Paul Torri, French consul in Tehran, and Wahid Gordji, an interpreter at the Iranian Embassy in Paris, had been kept under siege at their respective missions since July.
They were both flown to Pakistan on Monday and exchanged at Karachi airport in the presence of the two countries’ consuls general and Pakistani Foreign Ministry officials. (Reports Sunday erroneously had Gordji departing Paris for Tehran, not Karachi.)
Karachi airport, where gunmen last year killed 22 people during a hijacking, was sealed off by police.
The dispute between France and Iran flared when French authorities sought to interview Gordji as part of the investigation into a series of bombings in September, 1985, in Paris.
The interpreter refused and took refuge in the Iranian Embassy. French authorities promptly sealed the building to prevent his escape.
In Tehran, authorities accused Torri of spying and black-marketeering and clamped a similar ring of steel around the French Embassy. France refused to let him testify, accusing Iran of trying to create a false parallel.
The two men submitted to questioning Sunday night and were then flown to Karachi for the exchange. Airport officials said they were searched, a document was signed, then the two were allowed to leave.
3 More Hostages
In Paris, with the 4 1/2-month embassy standoff ended, President Francois Mitterrand said the process should lead to freedom soon for the three remaining French hostages in Lebanon.
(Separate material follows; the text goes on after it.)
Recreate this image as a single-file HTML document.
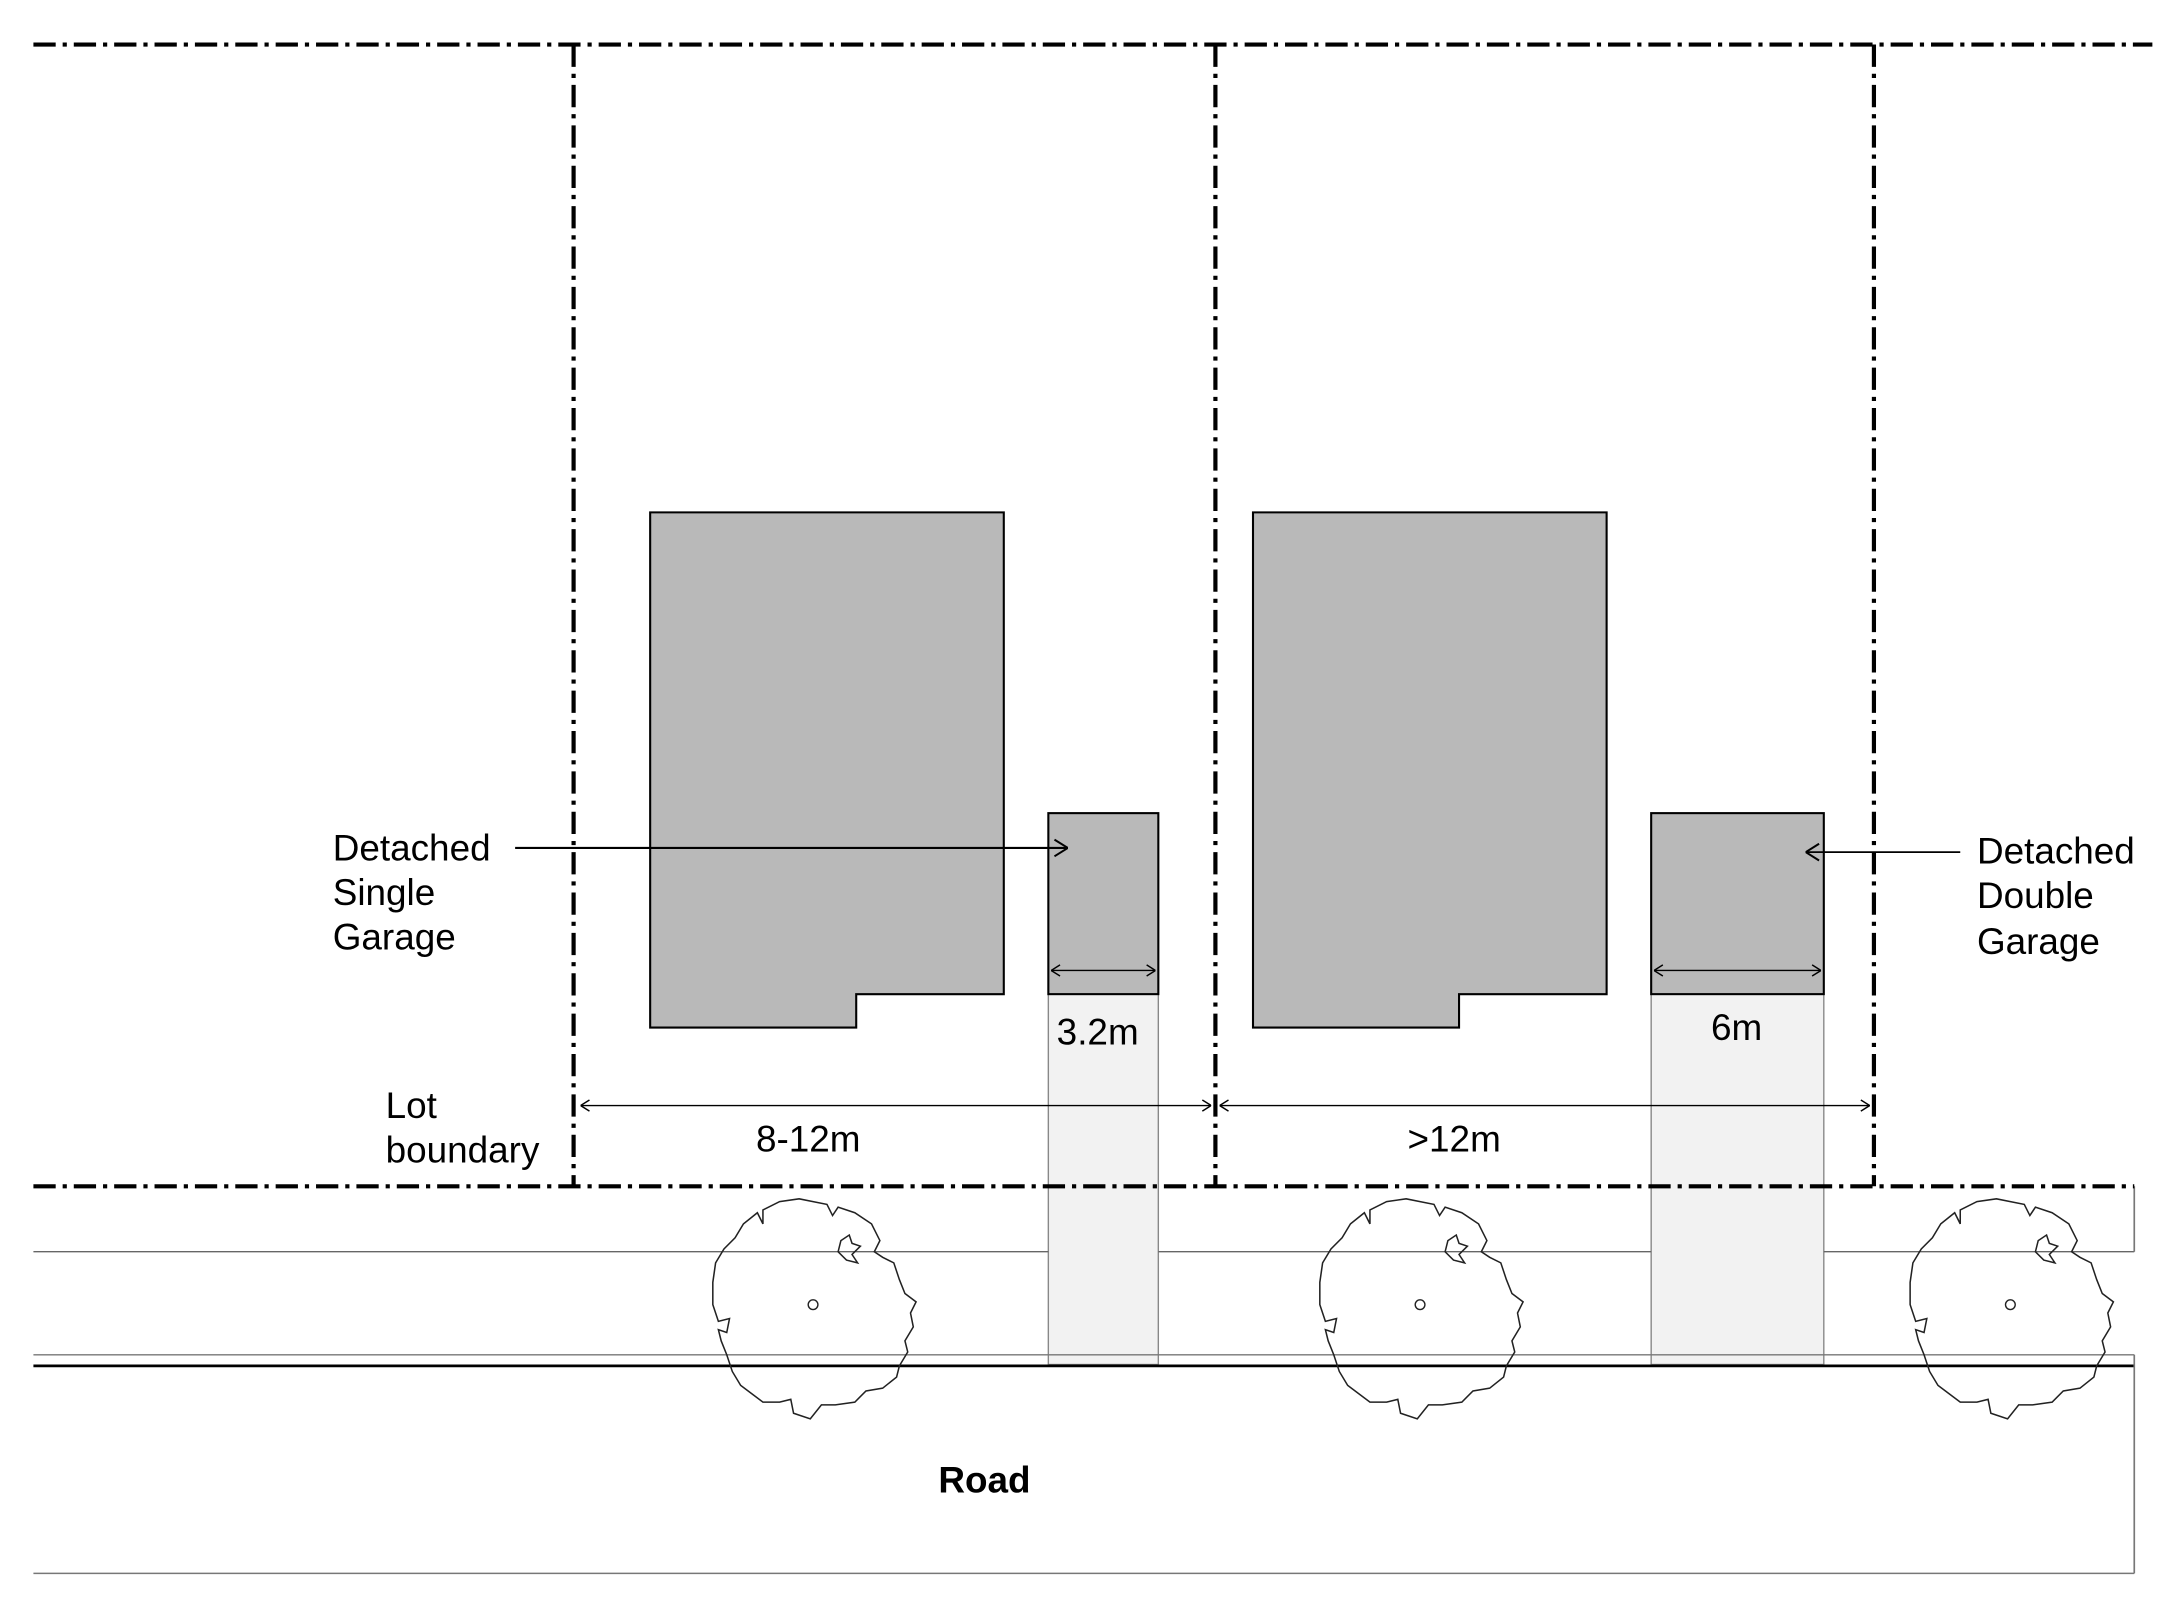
<!DOCTYPE html>
<html><head><style>html,body{margin:0;padding:0;background:#fff}svg{display:block}</style></head>
<body>
<svg width="2183" height="1604" viewBox="0 0 1568 1152" preserveAspectRatio="none" xmlns="http://www.w3.org/2000/svg" font-family="Liberation Sans, Arial, sans-serif">
<defs>
<marker id="a" viewBox="0 0 10 10" refX="10" refY="5" markerWidth="12" markerHeight="16" orient="auto-start-reverse" markerUnits="userSpaceOnUse"><path d="M2 0 L10 5 L2 10" fill="none" stroke="#000" stroke-width="1.2"/></marker>
<marker id="s" viewBox="0 0 10 10" refX="10" refY="5" markerWidth="8" markerHeight="10" orient="auto-start-reverse" markerUnits="userSpaceOnUse"><path d="M2 0 L10 5 L2 10" fill="none" stroke="#000" stroke-width="1.3"/></marker>
<g id="tree"><path d="M0 -74 L10 -72 L14 -64 L18 -70 L30 -66 L42 -58 L48 -46 L44 -38 L50 -34 L58 -30 L62 -18 L66 -8 L74 -2 L70 6 L72 16 L66 26 L68 34 L62 44 L60 52 L50 60 L38 62 L30 70 L16 72 L6 72 L-2 82 L-14 78 L-16 68 L-24 70 L-36 70 L-44 64 L-52 58 L-58 48 L-62 36 L-66 26 L-68 18 L-62 20 L-60 10 L-68 12 L-72 0 L-72 -16 L-70 -30 L-64 -40 L-56 -48 L-50 -58 L-40 -66 L-36 -58 L-36 -68 L-24 -74 L-10 -76 Z M20 -46 L26 -50 L28 -44 L34 -42 L28 -36 L32 -30 L24 -32 L18 -38 Z" fill="none" stroke="#222" stroke-width="1.1"/><circle cx="0" cy="0" r="3.5" fill="none" stroke="#222" stroke-width="1"/></g>
</defs>
<rect x="753" y="714" width="79" height="266" fill="#f2f2f2" stroke="#888" stroke-width="1"/>
<rect x="1186" y="714" width="124" height="266" fill="#f2f2f2" stroke="#888" stroke-width="1"/>
<line x1="24" y1="899" x2="753" y2="899" stroke="#666" stroke-width="1"/>
<line x1="832" y1="899" x2="1186" y2="899" stroke="#666" stroke-width="1"/>
<line x1="1310" y1="899" x2="1533" y2="899" stroke="#666" stroke-width="1"/>
<line x1="24" y1="973" x2="1533" y2="973" stroke="#777" stroke-width="1"/>
<line x1="24" y1="981" x2="1533" y2="981" stroke="#000" stroke-width="2"/>
<line x1="1533" y1="852" x2="1533" y2="899" stroke="#777" stroke-width="1.2"/>
<line x1="1533" y1="973" x2="1533" y2="1130" stroke="#777" stroke-width="1.2"/>
<line x1="24" y1="1130" x2="1533" y2="1130" stroke="#777" stroke-width="1"/>
<use href="#tree" x="584" y="937"/>
<use href="#tree" x="1020" y="937"/>
<use href="#tree" x="1444" y="937"/>
<path d="M467 368 H721 V714 H615 V738 H467 Z" fill="#b9b9b9" stroke="#000" stroke-width="1.5"/>
<path d="M900 368 H1154 V714 H1048 V738 H900 Z" fill="#b9b9b9" stroke="#000" stroke-width="1.5"/>
<rect x="753" y="584" width="79" height="130" fill="#b9b9b9" stroke="#000" stroke-width="1.5"/>
<rect x="1186" y="584" width="124" height="130" fill="#b9b9b9" stroke="#000" stroke-width="1.5"/>
<g stroke="#000" stroke-width="3" stroke-dasharray="16 5 3 5" fill="none">
<line x1="24" y1="32" x2="1546" y2="32"/>
<line x1="24" y1="852" x2="1533" y2="852"/>
<line x1="412" y1="32" x2="412" y2="852"/>
<line x1="873" y1="32" x2="873" y2="852"/>
<line x1="1346" y1="32" x2="1346" y2="852"/>
</g>
<g stroke="#000" stroke-width="1" fill="none">
<line x1="417" y1="794" x2="870" y2="794" marker-start="url(#s)" marker-end="url(#s)"/>
<line x1="876" y1="794" x2="1343" y2="794" marker-start="url(#s)" marker-end="url(#s)"/>
<line x1="755" y1="697" x2="830" y2="697" marker-start="url(#s)" marker-end="url(#s)"/>
<line x1="1188" y1="697" x2="1308" y2="697" marker-start="url(#s)" marker-end="url(#s)"/>
<line x1="370" y1="609" x2="767" y2="609" stroke-width="1.5" marker-end="url(#a)"/>
<line x1="1408" y1="612" x2="1297" y2="612" stroke-width="1.3" marker-end="url(#a)"/>
</g>
<g font-size="26.5" fill="#000">
<text x="239" y="618">Detached</text>
<text x="239" y="650">Single</text>
<text x="239" y="682">Garage</text>
<text x="1420" y="620">Detached</text>
<text x="1420" y="652">Double</text>
<text x="1420" y="685">Garage</text>
<text x="277" y="803">Lot</text>
<text x="277" y="835">boundary</text>
<text x="543" y="827">8-12m</text>
<text x="1011" y="827">&gt;12m</text>
<text x="759" y="750">3.2m</text>
<text x="1229" y="747">6m</text>
<text x="674" y="1072" font-weight="bold">Road</text>
</g>
</svg>
</body></html>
But he cautioned that the issue must be pursued carefully, “with respect for the dignity of our country.”
Iran said Monday that further improvement in relations depends on France halting arms sales to Iraq, with which Iran has been at war for seven years, and repaying all of a $1-billion loan the late Shah Mohammed Reza Pahlavi made to Paris 13 years ago.
During an interview on French television, Mitterrand cautioned against considering the exchange of Torri and Gordji a simple “diplomatic swap.”
“You can’t swap crime for innocence,” Mitterrand said.
Questions were raised in France about possible infringement on the independence of Judge Gilles Boulouque’s investigation of Gordji, who apparently was promised in advance he would not be charged with a crime.
“At the very moment he was in the judge’s office, the airplane’s motors were warming up,” said Jean-Jack Queyranne, spokesman for the opposition Socialists.
Queyranne said the government, in obtaining the release of television newsmen Jean-Louis Normandin and Roger Auque from the pro-Iranian Shia Muslim group Revolutionary Justice Organization last Friday, seemed to have abandoned its pledge not to deal with terrorists.